Begin with the line holding "Rebuild this chart", end with the line holding "const panelTitles = ['Data", and repeat every line in between exactly, without pictures.

──────── Records for this task ────────

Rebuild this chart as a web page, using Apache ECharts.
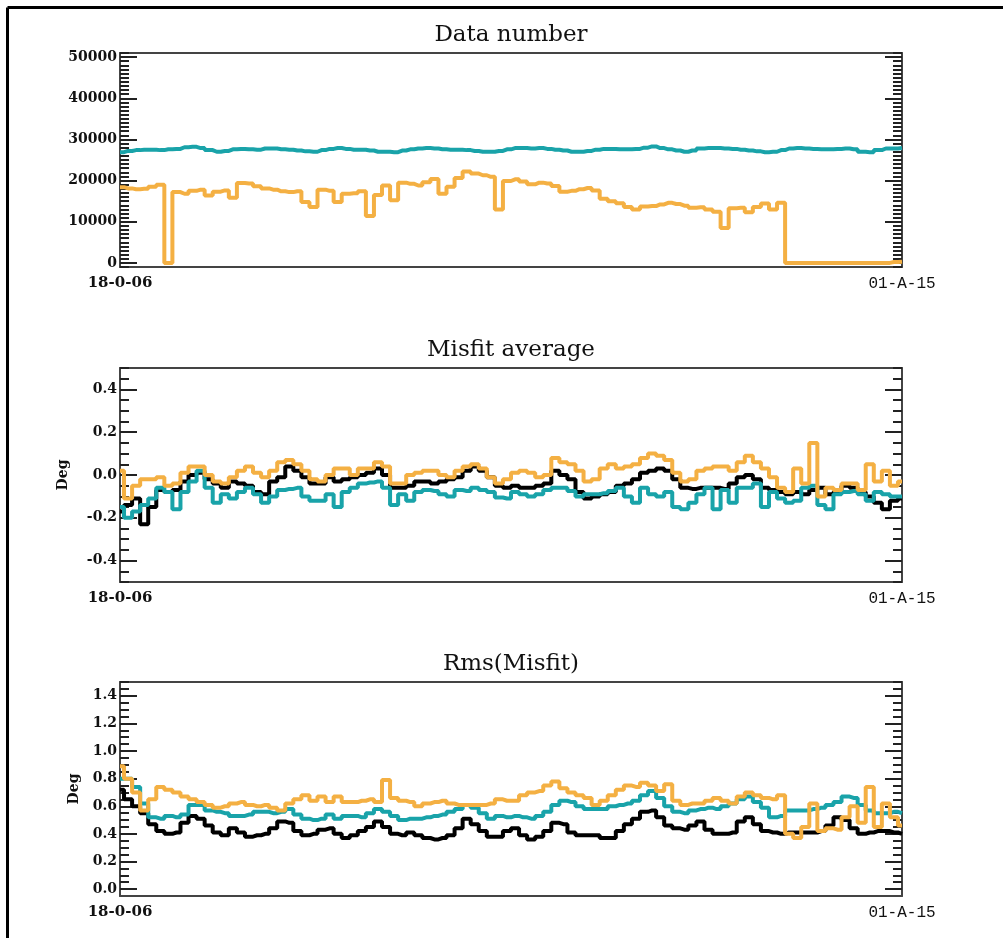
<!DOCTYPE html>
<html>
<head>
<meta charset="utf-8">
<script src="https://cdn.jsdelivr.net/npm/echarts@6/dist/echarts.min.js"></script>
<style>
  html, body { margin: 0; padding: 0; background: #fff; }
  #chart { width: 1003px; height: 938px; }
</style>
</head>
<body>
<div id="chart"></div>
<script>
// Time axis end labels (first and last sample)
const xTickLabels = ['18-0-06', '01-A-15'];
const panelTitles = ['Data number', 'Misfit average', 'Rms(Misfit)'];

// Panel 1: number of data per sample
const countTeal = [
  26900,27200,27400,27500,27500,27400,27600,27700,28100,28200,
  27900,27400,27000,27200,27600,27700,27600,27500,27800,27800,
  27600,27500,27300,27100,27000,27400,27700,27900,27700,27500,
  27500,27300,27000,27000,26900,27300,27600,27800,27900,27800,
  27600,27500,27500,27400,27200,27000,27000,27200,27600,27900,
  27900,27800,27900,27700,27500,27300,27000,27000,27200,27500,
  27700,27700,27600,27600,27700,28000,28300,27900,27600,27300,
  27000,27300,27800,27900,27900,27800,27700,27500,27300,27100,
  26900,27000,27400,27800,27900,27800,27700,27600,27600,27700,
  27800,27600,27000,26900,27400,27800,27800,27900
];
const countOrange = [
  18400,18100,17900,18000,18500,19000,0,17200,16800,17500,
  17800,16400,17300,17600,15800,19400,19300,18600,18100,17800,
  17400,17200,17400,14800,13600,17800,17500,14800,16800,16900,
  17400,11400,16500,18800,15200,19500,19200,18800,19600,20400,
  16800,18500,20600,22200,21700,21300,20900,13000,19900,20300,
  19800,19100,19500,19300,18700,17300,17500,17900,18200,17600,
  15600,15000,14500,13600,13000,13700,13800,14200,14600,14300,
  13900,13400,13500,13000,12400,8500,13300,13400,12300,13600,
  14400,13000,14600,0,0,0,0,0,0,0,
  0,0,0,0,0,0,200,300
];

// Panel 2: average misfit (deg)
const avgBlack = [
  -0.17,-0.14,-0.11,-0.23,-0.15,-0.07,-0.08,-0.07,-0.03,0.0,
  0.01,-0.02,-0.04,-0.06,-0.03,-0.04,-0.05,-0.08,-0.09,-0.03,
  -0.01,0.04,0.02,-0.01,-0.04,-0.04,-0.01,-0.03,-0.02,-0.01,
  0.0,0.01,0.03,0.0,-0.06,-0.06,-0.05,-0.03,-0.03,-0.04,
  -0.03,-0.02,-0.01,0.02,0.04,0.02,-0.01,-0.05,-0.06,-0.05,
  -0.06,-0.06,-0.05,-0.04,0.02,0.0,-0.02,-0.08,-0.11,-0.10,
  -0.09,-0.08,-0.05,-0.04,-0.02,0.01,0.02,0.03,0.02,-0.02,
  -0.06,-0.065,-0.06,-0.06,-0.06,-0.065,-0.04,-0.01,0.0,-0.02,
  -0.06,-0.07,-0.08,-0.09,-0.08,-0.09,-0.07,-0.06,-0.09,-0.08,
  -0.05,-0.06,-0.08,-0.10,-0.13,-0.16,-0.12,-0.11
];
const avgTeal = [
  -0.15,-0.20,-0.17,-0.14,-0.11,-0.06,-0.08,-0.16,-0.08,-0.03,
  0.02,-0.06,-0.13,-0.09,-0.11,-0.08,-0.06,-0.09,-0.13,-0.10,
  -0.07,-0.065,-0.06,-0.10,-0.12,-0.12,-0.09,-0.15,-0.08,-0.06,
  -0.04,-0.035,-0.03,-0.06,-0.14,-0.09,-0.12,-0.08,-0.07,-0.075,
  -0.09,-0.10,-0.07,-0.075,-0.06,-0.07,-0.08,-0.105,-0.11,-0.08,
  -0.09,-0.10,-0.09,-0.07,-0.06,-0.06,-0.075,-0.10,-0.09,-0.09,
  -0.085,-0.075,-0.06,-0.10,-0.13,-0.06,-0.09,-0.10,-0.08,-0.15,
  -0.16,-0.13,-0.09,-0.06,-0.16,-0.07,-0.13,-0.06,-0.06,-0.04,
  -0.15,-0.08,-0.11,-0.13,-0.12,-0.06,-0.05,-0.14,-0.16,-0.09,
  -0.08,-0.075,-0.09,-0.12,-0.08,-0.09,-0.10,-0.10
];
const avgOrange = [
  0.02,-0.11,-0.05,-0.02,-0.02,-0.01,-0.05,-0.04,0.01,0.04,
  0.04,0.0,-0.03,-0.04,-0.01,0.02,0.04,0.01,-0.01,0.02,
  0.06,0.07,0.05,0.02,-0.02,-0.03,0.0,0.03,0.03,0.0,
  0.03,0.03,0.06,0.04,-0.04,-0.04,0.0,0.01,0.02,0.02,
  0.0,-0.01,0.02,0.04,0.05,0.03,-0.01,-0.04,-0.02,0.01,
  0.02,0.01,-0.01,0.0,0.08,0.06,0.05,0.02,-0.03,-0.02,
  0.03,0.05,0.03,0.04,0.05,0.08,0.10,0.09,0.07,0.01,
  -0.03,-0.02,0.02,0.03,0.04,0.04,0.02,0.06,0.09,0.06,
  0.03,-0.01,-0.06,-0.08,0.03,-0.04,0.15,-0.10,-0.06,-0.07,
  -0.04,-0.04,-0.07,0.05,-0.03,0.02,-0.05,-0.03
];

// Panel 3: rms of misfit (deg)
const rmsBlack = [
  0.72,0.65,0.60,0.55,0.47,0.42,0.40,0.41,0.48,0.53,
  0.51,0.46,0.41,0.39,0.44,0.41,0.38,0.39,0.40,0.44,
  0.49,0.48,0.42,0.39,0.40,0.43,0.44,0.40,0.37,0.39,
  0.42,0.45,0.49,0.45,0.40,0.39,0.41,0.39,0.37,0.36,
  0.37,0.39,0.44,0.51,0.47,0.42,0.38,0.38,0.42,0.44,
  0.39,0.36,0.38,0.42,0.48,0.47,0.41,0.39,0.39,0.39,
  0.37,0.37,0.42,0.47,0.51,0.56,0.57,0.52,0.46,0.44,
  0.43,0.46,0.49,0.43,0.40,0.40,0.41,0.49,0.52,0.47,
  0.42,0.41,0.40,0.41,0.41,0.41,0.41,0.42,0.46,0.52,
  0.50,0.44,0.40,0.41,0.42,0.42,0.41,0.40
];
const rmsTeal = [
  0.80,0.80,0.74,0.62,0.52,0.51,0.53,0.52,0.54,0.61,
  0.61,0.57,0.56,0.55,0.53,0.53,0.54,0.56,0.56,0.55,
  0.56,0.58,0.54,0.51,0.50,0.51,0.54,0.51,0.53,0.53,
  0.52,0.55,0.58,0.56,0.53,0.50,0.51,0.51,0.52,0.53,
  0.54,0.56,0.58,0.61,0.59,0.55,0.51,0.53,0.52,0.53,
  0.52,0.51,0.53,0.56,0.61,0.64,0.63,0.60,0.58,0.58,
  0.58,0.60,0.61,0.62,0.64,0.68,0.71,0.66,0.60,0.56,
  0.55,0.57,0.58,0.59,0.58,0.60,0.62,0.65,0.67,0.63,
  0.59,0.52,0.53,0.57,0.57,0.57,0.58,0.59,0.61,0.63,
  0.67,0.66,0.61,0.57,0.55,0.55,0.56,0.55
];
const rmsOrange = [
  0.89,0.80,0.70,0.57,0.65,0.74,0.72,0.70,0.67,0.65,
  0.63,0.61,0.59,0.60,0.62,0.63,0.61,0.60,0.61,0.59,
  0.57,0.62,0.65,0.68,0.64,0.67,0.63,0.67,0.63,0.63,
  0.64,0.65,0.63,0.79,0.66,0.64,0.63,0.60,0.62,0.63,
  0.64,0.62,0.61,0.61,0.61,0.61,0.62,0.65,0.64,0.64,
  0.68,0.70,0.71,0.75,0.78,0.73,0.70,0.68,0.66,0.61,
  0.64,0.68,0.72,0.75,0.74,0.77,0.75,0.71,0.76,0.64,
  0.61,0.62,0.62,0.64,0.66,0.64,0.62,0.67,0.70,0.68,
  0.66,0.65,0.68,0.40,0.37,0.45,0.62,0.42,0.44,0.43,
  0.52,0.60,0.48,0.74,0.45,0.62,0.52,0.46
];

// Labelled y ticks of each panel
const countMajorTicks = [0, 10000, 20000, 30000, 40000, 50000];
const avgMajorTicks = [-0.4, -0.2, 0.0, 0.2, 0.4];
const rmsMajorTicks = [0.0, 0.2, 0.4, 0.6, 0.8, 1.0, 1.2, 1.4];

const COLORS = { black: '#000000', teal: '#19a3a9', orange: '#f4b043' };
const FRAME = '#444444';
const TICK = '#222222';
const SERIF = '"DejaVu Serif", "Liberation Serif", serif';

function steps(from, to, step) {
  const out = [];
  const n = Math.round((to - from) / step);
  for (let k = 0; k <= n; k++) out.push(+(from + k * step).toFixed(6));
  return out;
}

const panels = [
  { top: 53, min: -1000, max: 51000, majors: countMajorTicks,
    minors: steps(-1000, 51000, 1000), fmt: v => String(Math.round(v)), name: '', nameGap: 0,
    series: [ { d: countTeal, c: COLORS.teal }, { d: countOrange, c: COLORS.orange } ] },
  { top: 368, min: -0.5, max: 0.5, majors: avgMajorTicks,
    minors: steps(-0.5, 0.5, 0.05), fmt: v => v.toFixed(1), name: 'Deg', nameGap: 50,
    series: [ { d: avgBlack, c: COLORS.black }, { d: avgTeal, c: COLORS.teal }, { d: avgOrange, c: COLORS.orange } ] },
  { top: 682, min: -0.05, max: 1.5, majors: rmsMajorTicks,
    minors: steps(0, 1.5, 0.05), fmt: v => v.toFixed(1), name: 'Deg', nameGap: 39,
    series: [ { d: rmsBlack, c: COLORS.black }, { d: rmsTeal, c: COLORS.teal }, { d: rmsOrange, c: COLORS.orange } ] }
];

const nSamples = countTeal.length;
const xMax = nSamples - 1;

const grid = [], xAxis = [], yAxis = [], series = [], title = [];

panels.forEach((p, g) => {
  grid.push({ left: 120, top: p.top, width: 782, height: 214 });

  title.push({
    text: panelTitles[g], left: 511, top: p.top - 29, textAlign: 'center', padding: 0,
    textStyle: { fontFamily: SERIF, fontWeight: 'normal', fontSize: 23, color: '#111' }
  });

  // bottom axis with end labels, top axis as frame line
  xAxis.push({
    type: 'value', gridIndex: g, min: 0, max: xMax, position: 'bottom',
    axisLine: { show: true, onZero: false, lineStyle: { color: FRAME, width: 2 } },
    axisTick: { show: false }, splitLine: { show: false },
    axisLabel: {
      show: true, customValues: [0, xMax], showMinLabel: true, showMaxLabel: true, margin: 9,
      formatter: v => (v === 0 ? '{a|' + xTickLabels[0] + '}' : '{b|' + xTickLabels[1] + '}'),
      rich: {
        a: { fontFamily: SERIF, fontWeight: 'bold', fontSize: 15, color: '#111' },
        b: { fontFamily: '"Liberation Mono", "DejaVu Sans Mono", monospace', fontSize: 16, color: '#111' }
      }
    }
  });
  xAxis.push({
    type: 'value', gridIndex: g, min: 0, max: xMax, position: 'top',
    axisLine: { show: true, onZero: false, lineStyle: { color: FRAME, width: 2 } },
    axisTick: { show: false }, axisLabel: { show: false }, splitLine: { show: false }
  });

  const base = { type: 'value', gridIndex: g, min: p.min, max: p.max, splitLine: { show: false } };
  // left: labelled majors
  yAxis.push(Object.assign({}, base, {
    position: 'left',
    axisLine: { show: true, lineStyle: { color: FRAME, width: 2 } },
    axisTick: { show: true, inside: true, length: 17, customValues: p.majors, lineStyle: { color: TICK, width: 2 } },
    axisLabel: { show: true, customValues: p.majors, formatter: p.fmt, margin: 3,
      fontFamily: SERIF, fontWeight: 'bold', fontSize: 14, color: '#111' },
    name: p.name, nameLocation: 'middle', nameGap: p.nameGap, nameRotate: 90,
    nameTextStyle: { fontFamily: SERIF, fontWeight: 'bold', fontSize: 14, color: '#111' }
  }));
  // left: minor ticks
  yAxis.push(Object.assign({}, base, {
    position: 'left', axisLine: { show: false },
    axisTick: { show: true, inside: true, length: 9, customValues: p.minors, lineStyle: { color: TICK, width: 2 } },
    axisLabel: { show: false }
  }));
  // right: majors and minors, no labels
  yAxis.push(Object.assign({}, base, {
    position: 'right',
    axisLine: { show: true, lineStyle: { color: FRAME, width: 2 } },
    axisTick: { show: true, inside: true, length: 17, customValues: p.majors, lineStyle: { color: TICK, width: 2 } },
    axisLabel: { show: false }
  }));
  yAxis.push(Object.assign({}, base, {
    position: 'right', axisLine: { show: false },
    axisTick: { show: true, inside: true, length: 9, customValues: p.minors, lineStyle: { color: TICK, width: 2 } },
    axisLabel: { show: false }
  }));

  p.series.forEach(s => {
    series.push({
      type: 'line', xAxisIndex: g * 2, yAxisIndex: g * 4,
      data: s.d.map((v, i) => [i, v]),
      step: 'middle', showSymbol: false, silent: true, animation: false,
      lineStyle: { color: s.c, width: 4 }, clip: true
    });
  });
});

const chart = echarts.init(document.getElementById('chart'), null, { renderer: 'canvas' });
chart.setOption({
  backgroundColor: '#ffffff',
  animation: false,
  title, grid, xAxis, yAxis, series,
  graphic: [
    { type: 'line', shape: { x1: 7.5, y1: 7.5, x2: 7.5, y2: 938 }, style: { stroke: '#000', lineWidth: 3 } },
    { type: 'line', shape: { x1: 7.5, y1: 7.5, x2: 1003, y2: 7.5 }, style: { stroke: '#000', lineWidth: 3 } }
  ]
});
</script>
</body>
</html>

────────
──────── Records for this task ────────

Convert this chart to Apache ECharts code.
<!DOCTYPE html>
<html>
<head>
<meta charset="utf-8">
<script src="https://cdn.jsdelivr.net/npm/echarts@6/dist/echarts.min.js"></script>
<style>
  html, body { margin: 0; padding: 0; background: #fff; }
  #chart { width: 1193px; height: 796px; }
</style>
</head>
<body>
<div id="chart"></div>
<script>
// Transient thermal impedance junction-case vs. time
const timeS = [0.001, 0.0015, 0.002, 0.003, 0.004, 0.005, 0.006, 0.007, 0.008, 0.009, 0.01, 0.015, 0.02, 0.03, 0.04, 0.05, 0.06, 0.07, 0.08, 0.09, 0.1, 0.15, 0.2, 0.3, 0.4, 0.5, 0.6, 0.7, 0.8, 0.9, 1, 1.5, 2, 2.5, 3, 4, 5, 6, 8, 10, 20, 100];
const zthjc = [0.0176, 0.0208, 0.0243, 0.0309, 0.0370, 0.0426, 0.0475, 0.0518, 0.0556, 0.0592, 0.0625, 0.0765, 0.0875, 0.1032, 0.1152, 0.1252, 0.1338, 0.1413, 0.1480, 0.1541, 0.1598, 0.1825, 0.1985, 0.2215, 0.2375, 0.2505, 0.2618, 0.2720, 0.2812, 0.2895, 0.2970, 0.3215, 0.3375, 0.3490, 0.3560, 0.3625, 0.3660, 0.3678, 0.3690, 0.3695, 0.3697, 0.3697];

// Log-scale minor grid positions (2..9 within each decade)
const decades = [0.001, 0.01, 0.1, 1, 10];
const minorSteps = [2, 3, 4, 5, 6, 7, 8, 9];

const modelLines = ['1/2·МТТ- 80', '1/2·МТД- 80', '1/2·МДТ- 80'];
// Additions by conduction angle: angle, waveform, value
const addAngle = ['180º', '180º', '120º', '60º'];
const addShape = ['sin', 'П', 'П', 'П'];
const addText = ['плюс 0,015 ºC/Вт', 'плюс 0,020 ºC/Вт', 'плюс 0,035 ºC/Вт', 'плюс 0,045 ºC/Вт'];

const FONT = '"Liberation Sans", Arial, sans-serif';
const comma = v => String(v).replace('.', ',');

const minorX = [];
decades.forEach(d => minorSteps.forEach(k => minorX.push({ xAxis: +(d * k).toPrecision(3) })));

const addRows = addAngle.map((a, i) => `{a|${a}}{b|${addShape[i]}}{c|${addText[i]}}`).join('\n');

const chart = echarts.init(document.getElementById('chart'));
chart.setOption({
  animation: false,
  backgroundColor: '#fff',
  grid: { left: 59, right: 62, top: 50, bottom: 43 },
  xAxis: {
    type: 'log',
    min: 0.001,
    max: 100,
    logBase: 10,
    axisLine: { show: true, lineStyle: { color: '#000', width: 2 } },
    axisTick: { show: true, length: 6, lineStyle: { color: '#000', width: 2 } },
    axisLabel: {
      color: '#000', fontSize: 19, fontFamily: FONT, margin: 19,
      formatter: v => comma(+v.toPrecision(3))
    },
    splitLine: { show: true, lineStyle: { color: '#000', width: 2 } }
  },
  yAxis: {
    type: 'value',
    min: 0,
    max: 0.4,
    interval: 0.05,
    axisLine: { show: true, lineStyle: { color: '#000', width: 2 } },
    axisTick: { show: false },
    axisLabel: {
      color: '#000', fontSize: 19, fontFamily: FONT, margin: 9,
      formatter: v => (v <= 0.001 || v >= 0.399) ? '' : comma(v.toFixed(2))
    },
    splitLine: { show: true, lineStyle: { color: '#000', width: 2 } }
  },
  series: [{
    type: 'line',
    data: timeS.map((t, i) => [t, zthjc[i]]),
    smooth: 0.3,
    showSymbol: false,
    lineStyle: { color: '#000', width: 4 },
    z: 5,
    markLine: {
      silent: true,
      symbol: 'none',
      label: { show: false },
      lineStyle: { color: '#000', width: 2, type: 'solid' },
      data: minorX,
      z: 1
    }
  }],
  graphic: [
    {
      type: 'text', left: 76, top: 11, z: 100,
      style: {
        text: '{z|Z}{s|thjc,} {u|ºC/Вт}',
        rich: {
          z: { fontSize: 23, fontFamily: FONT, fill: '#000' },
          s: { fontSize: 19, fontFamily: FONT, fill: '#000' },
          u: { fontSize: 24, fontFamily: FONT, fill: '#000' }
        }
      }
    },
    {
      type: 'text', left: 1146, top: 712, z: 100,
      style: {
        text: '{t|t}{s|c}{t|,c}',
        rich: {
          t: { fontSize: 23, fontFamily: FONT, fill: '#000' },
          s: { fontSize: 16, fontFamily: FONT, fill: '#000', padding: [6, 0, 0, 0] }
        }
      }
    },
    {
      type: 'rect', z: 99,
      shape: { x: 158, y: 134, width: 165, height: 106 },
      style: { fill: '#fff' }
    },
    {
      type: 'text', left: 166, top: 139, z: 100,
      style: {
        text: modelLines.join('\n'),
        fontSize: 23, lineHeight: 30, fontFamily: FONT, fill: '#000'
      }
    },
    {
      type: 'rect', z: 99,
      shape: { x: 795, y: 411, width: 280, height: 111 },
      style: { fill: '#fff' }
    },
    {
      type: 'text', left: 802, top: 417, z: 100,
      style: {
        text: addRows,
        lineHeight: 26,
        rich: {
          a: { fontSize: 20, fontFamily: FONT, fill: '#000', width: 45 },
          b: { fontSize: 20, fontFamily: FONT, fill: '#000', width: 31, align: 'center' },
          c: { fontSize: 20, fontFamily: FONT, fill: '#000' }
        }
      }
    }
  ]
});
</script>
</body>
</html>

────────
──────── Records for this task ────────

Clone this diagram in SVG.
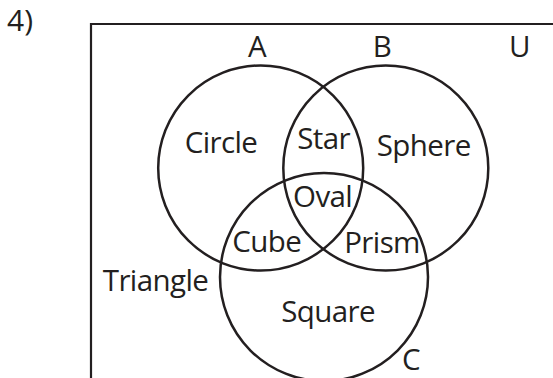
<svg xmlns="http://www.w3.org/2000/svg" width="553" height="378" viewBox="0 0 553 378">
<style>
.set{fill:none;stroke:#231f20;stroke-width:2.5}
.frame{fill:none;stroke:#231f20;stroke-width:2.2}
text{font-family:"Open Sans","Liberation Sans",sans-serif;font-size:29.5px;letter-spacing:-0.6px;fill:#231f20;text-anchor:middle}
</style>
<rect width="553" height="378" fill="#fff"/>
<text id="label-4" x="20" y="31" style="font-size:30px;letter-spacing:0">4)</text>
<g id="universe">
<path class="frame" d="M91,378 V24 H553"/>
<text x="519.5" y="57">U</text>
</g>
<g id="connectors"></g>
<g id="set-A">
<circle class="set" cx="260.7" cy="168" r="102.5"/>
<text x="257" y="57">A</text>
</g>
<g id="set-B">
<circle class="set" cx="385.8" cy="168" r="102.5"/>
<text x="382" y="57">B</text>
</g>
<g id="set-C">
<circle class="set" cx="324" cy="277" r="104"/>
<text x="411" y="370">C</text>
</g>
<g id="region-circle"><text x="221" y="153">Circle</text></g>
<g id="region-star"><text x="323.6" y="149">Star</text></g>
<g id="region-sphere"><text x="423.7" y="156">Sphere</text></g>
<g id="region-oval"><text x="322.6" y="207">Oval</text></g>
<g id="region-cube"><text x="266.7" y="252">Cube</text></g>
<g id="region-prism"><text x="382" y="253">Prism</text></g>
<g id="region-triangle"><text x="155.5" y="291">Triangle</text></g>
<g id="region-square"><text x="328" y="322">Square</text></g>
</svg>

────────

◆ Expected answer
Rebuild this chart as a web page, using Apache ECharts.
<!DOCTYPE html>
<html>
<head>
<meta charset="utf-8">
<script src="https://cdn.jsdelivr.net/npm/echarts@6/dist/echarts.min.js"></script>
<style>
  html, body { margin: 0; padding: 0; background: #fff; }
  #chart { width: 1003px; height: 938px; }
</style>
</head>
<body>
<div id="chart"></div>
<script>
// Time axis end labels (first and last sample)
const xTickLabels = ['18-0-06', '01-A-15'];
const panelTitles = ['Data number', 'Misfit average', 'Rms(Misfit)'];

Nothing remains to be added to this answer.